Hedging of mortgage portfolios against rising rates (by taking offsetting positions in Treasuries or derivatives such as futures and options) had rippled through the markets then. That is less relevant now, but then there was no risk then of a Fed tapering. In any case, recalling that episode, Naphin concludes that he now wants to bet on higher, rather than lower, volatility.
For his part, Emanuel dismisses the bond move as the side effect of the plunge in commodities that followed the Fed news, calling it “a tail wagging the dog.” Owning commodities has been an extremely crowded trade, he adds, which was corroborated by Bank of America’s monthly survey of fund managers released earlier in the week.
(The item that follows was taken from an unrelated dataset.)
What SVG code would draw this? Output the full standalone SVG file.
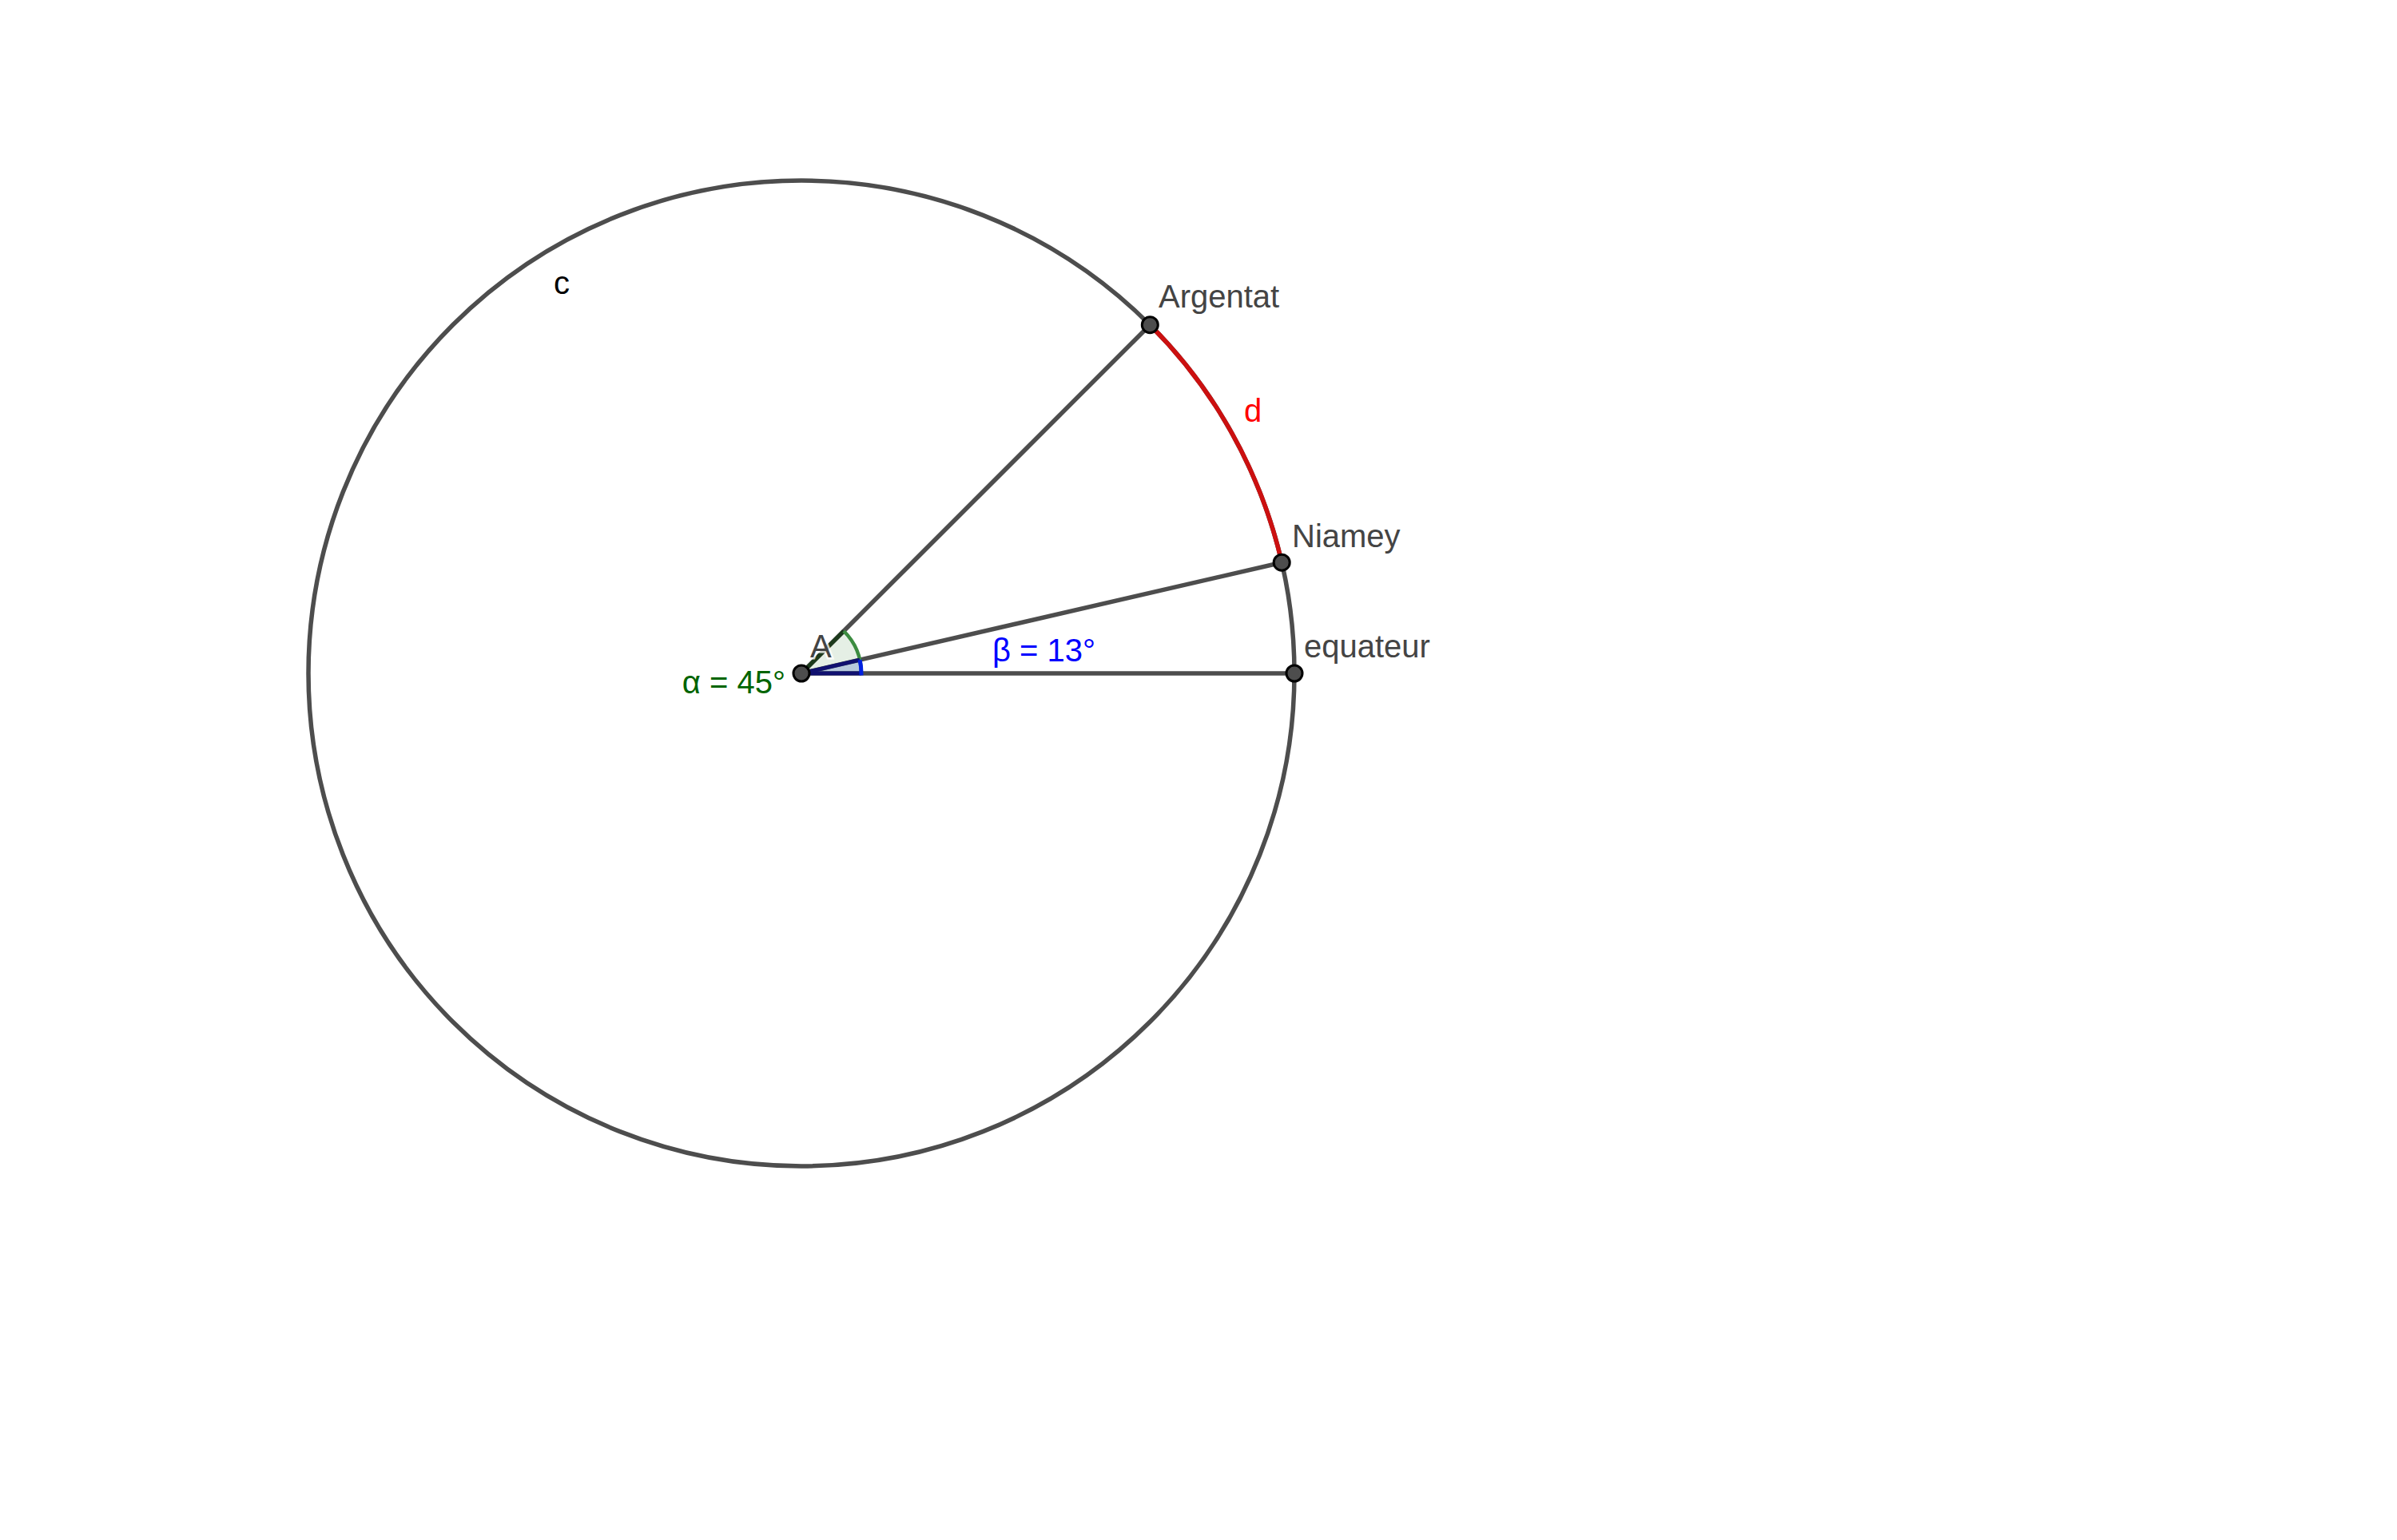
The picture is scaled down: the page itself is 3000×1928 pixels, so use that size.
<svg xmlns="http://www.w3.org/2000/svg" width="3000" height="1928" viewBox="0 0 3000 1928">
  <style>
    .ln { fill: none; stroke: #4d4d4d; stroke-width: 5.5; }
    .pt { fill: #4d4d4d; stroke: #000; stroke-width: 3; }
    .lbl { font-family: "Liberation Sans", Arial, sans-serif; font-size: 40px; fill: #444; }
  </style>
  <rect x="0" y="0" width="3000" height="1928" fill="#fff"/>

  <g id="circle-c">
    <circle class="ln" cx="1003" cy="843" r="617"/>
    <text class="lbl" x="693" y="368" style="fill:#000">c</text>
  </g>

  <g id="arc-d">
    <path d="M 1439.3 406.7 A 617 617 0 0 1 1604.2 704.2" fill="none" stroke="#cc1010" stroke-width="5.5"/>
    <text class="lbl" x="1557" y="528" style="fill:#ff0000">d</text>
  </g>

  <g id="connectors">
    <line class="ln" x1="1003" y1="843" x2="1439.3" y2="406.7"/>
    <line class="ln" x1="1003" y1="843" x2="1604.2" y2="704.2"/>
    <line class="ln" x1="1003" y1="843" x2="1620" y2="843"/>
  </g>

  <g id="angle-alpha">
    <path d="M 1003 843 L 1078 843 A 75 75 0 0 0 1056.03 789.97 Z" fill="#006400" fill-opacity="0.1" stroke="none"/>
    <line x1="1003" y1="843" x2="1056.03" y2="789.97" stroke="#1c3a1c" stroke-width="5"/>
    <path d="M 1078 843 A 75 75 0 0 0 1056.03 789.97" fill="none" stroke="#3c8c40" stroke-width="4.5"/>
    <text class="lbl" x="983" y="868" text-anchor="end" style="fill:#006400">α = 45°</text>
  </g>

  <g id="angle-beta">
    <path d="M 1003 843 L 1078 843 A 75 75 0 0 0 1076.08 826.13 Z" fill="#0030c0" fill-opacity="0.2" stroke="none"/>
    <line x1="1003" y1="843" x2="1078" y2="843" stroke="#101070" stroke-width="5"/>
    <line x1="1003" y1="843" x2="1076.08" y2="826.13" stroke="#101070" stroke-width="5"/>
    <path d="M 1078 845.5 L 1078 843 A 75 75 0 0 0 1076.08 826.13" fill="none" stroke="#0020e0" stroke-width="5"/>
    <text class="lbl" x="1242" y="828" style="fill:#0000ff">β = 13°</text>
  </g>

  <g id="point-A">
    <circle class="pt" cx="1003" cy="843" r="10"/>
    <text class="lbl" x="1014" y="823" stroke="#ffffff" stroke-width="5" stroke-opacity="0.8" paint-order="stroke">A</text>
  </g>

  <g id="point-Argentat">
    <circle class="pt" cx="1439.3" cy="406.7" r="10"/>
    <text class="lbl" x="1450" y="385">Argentat</text>
  </g>

  <g id="point-Niamey">
    <circle class="pt" cx="1604.2" cy="704.2" r="10"/>
    <text class="lbl" x="1617" y="685">Niamey</text>
  </g>

  <g id="point-equateur">
    <circle class="pt" cx="1620" cy="843" r="10"/>
    <text class="lbl" x="1632" y="823">equateur</text>
  </g>
</svg>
Regardless of its basis, the configuration of a flatter yield curve, a decline in previously hot commodity prices such as copper, plus a stronger dollar that followed the FOMC announcements and Powell’s postmeeting comments to the press, all point in a disinflationary direction.
They also suggest further pickup in volatility with the likely increase in the volume of Fedspeak among various central bank governors and district presidents in coming weeks. First among them was the ever-loquacious St. Louis Fed head James Bullard, who on Friday suggested the first rate hike could come as soon as next year, making him one of the seven FOMC dots expecting liftoff in 2022.
The consensus seems to be that Powell will unveil the Fed’s plans to slow its securities purchases at the annual big policy confab in late August at Jackson Hole, Wyo. For his part, Emanuel thinks the FOMC should announce something at its next meeting July 27-28. “If not now, when?” he asks.
In particular, the calls for the Fed to slow or even end its monthly purchases of $40 billion of mortgage securities have become more widespread. On that score, Bullard appeared to be in agreement. “I’m leaning a little bit toward the idea that maybe we don’t need to be in mortgage-backed securities with a booming housing market,” he said. “I would be a little bit concerned about feeding into the housing froth that seems to be developing.”
Even without the central bank reining in its bond buying—which pushed its balance sheet past the $8 trillion mark as of Wednesday, nearly double its prepandemic size—Lori Calvasina, RBC’s head of U.S. equity strategy, thinks the decline in the 10-year Treasury yield during the second quarter may be signaling a slowing in the economy. That thesis was proposed in this space a week ago.
The slippage in long Treasury yields could portend a slump in the widely watched ISM gauges, which she says may be associated with either a pause in the leadership in cyclical stocks or a pullback in the overall market. In that case, she suggests adding to classic defensive groups such as consumer staples, utilities, and healthcare to ride out a short-term pullback. Financials, energy, and materials, which had been leading the market, still make sense longer-term, while industrials lack appeal because of valuation, she adds.
Emanuel also prefers exposure to defensive groups such as healthcare, but because he looks for bond yields to resume their ascent, with the 10-year Treasury heading toward 2%, which would pose a headwind for equities. At the same time, he’d steer away from transports and high-multiple secular growth stocks, which are sensitive to higher yields.
And he’d play a rise in volatilities with options. In a client note, he recommended a straddle, simultaneously buying July 30 calls and puts on the S&P 500, a position that would pay off from big moves higher or lower but would lose the cost of premiums paid on those options if the market stays rangebound. If July brings fireworks beyond the Fourth, however, the bet would be a winner.